Lottery officials said that tickets for the Mega Millions draw due late last night were selling in New York City alone at the rate of about one million an hour as punters with dollars to spare (and many without) dreamed that perhaps they would be the ones to pick the lucky numbers and win the biggest jackpot in world history.

It may be dawn this morning before America learns who has landed the record $540m (£337m) prize. It is possible even that no one will have picked the lucky combination of numbers and the jackpot will continue to grow before the next draw.

Alternatively, there may be multiple winners which, of course, will mean a sharing of the booty and the super-yacht, private-island fantasies may have to be pared back a little.

The lure of the half-a-billion-and-more bounty was enough to have dreamers queuing at tobacconists and newspaper vendors sometimes around several blocks while office workers eagerly joined pools – a dicey commitment according to lawyers experienced in untangling the bad-tempered knots that occur when an office pool wins and the arguments over who actually participated in it ensue, as they nearly always do.

If the million-an-hour rate in New York was to hold up until the 11pm drawing, it would mean that every single soul in the city would have at least two tickets to their name.

The same frenzy was seen in all of the other 42 states that offer the Mega Millions game as well as Washington DC and the US Virgin Islands.

If the winner today goes for the lump-sum option rather than accepting phased payments over 26 years, they will actually receive $390 million.
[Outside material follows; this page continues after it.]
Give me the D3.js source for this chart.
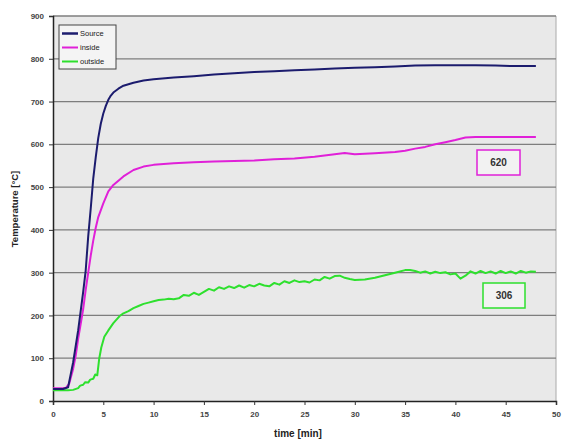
<!DOCTYPE html>
<html><head><meta charset="utf-8">
<script src="https://cdn.jsdelivr.net/npm/d3@7"></script>
<style>body{margin:0;background:#fff;}svg{display:block;font-family:Arial,"Liberation Sans",sans-serif;}</style>
</head><body><svg id="c" width="562" height="441"></svg>
<script>
const yTicks = [0,100,200,300,400,500,600,700,800,900];
const xTicks = [0,5,10,15,20,25,30,35,40,45,50];
const seriesNames = ["Source","inside","outside"];
const seriesColors = ["#1c1c6e","#e020d8","#2ee02e"];

const sourceT = [0,1,1.5,2,2.5,2.75,3,3.25,3.5,3.75,4,4.25,4.5,4.75,5,5.25,5.5,5.75,6,6.5,7,8,9,10,12,14,16,18,20,22,24,26,28,30,32,34,36,38,40,42,44,46,48];
const sourceV = [28,28,32,90,165,210,255,305,385,450,520,570,615,648,672,690,704,714,721,730,737,744,749,752,756,759,763,766,769,771,773,775,777,779,780,782,784,785,785,785,784,783,783];

const insideT = [0,1,1.3,1.6,2,2.25,2.5,2.75,3,3.25,3.5,3.75,4,4.25,4.5,5,5.5,6,6.5,7,8,9,10,12,14,16,18,20,22,24,26,28,29,30,32,34,35,36,37,38,39,40,41,42,44,46,48];
const insideV = [30,30,31,40,75,105,145,180,215,260,300,340,375,405,430,462,490,505,515,525,540,548,552,556,558,560,561,562,565,567,571,577,580,577,579,582,585,590,594,600,605,610,616,617,617,617,617];

const outsideT = [0,1.5,2,2.5,2.7,3,3.2,3.5,3.7,4,4.2,4.4,4.6,4.8,5.1,5.5,6,6.6,7,7.5,8,8.5,9,9.5,10,10.5,11,11.5,12,12.5,13,13.5,14,14.5,15,15.5,16,16.5,17,17.5,18,18.5,19,19.5,20,20.5,21,21.5,22,22.5,23,23.5,24,24.5,25,25.5,26,26.5,27,27.5,28,28.5,29,29.5,30,31,32,33,34,35,35.5,36,36.5,37,37.5,38,38.5,39,39.5,40,40.5,41,41.5,42,42.5,43,43.5,44,44.5,45,45.5,46,46.5,47,47.5,48];
const outsideV = [25,25,26,30,36,38,44,43,50,52,62,60,100,125,150,165,182,198,205,210,217,222,227,230,233,236,237,239,238,240,248,246,253,248,255,262,258,266,262,268,264,270,265,271,268,274,270,268,276,272,280,276,282,278,280,277,284,282,290,286,292,293,288,285,283,284,288,294,300,306,306,304,300,303,298,302,299,301,296,298,286,293,303,298,304,299,303,298,304,299,303,298,304,300,303,302];

const annotations = [{text:"620", series:1},{text:"306", series:2}];

const svg = d3.select("#c");
const L=53, R=556, T=16, B=401;
const x = d3.scaleLinear().domain([0,50]).range([L,R]);
const y = d3.scaleLinear().domain([0,900]).range([B,T]);

svg.append("rect").attr("x",L).attr("y",T).attr("width",R-L).attr("height",B-T).attr("fill","#e9e9e9");
svg.append("line").attr("x1",R).attr("x2",R).attr("y1",T).attr("y2",B).attr("stroke","#aaa").attr("stroke-width",1);

svg.append("g").selectAll("line").data(yTicks.filter(d=>d>0)).join("line")
  .attr("x1",L).attr("x2",R).attr("y1",d=>y(d)).attr("y2",d=>y(d))
  .attr("stroke","#7e7e7e").attr("stroke-width",1.3);

const yAxis = svg.append("g").attr("transform",`translate(${L},0)`)
  .call(d3.axisLeft(y).tickValues(yTicks).tickSize(4).tickPadding(5));
const xAxis = svg.append("g").attr("transform",`translate(0,${B})`)
  .call(d3.axisBottom(x).tickValues(xTicks).tickSize(4).tickPadding(6));
[yAxis,xAxis].forEach(a=>{
  a.select(".domain").attr("stroke","#222").attr("stroke-width",1.5);
  a.selectAll(".tick line").attr("stroke","#333");
  a.selectAll("text").attr("font-size",8).attr("fill","#444").attr("font-weight","bold");
});

const line = d3.line().x(d=>x(d[0])).y(d=>y(d[1]));
const data = [
  d3.zip(sourceT, sourceV),
  d3.zip(insideT, insideV),
  d3.zip(outsideT, outsideV)
];
[2,1,0].forEach(i=>{
  svg.append("path").datum(data[i]).attr("d",line).attr("fill","none")
    .attr("stroke",seriesColors[i]).attr("stroke-width",2).attr("stroke-linejoin","round");
});

const lg = svg.append("g");
lg.append("rect").attr("x",59).attr("y",25).attr("width",57).attr("height",44)
  .attr("fill","#f4f4f4").attr("stroke","#444").attr("stroke-width",1);
seriesNames.forEach((n,i)=>{
  const yy = 33.5 + i*14;
  lg.append("line").attr("x1",62).attr("x2",78).attr("y1",yy).attr("y2",yy)
    .attr("stroke",seriesColors[i]).attr("stroke-width",i===0?2.5:2);
  lg.append("text").attr("x",80).attr("y",yy+2.8).text(n)
    .attr("font-size",7.5).attr("fill","#222");
});

const boxes = [{x:477,y:150,w:43,h:25},{x:483,y:283,w:42,h:25}];
annotations.forEach((a,i)=>{
  const b = boxes[i];
  svg.append("rect").attr("x",b.x).attr("y",b.y).attr("width",b.w).attr("height",b.h)
    .attr("fill","#f2f2f2").attr("stroke",seriesColors[a.series]).attr("stroke-width",1.5);
  svg.append("text").attr("x",b.x+b.w/2).attr("y",b.y+b.h/2+3.5).attr("text-anchor","middle")
    .attr("font-size",10).attr("font-weight","bold").attr("fill","#333").text(a.text);
});

svg.append("text").attr("transform","translate(18,209) rotate(-90)").attr("text-anchor","middle")
  .attr("font-size",9.5).attr("font-weight","bold").attr("fill","#222").text("Temperature [°C]");
svg.append("text").attr("x",298).attr("y",437).attr("text-anchor","middle")
  .attr("font-size",10).attr("font-weight","bold").attr("fill","#222").text("time [min]");
</script></body></html>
After tax their takings would be about $293 million.

As is usually the case with gambling, hope and optimism triumphs over common sense. Statisticians noted that the odds of winning last night were roughly 1 in 176 million. You were 8,000 times more likely to be murdered than to be named the winner.

Devilishly, of course, the more tickets that a person bought, the more their chances grew.

"You are about 50 times as likely to get struck by lightning as to win the lottery, based on the 90 people a year getting struck by lightning," noted Mike Catalano of the mathematics department at Dakota Wesleyan University. "If you buy 50 tickets, you've equalised your chances of winning the jackpot with getting struck by lightning."

For their part, the organisers of Mega Millions were not encouraging people to break open their piggy banks to buy as many tickets as possible.

"When people ask me, I just tell them that the odds of a lottery game make it a game of fate," said Chuck Strutt, executive director of the Urbandale, Iowa-based Multi-State Lottery Association. "Just buy a ticket, sit back and see if fate points a finger at you for that day."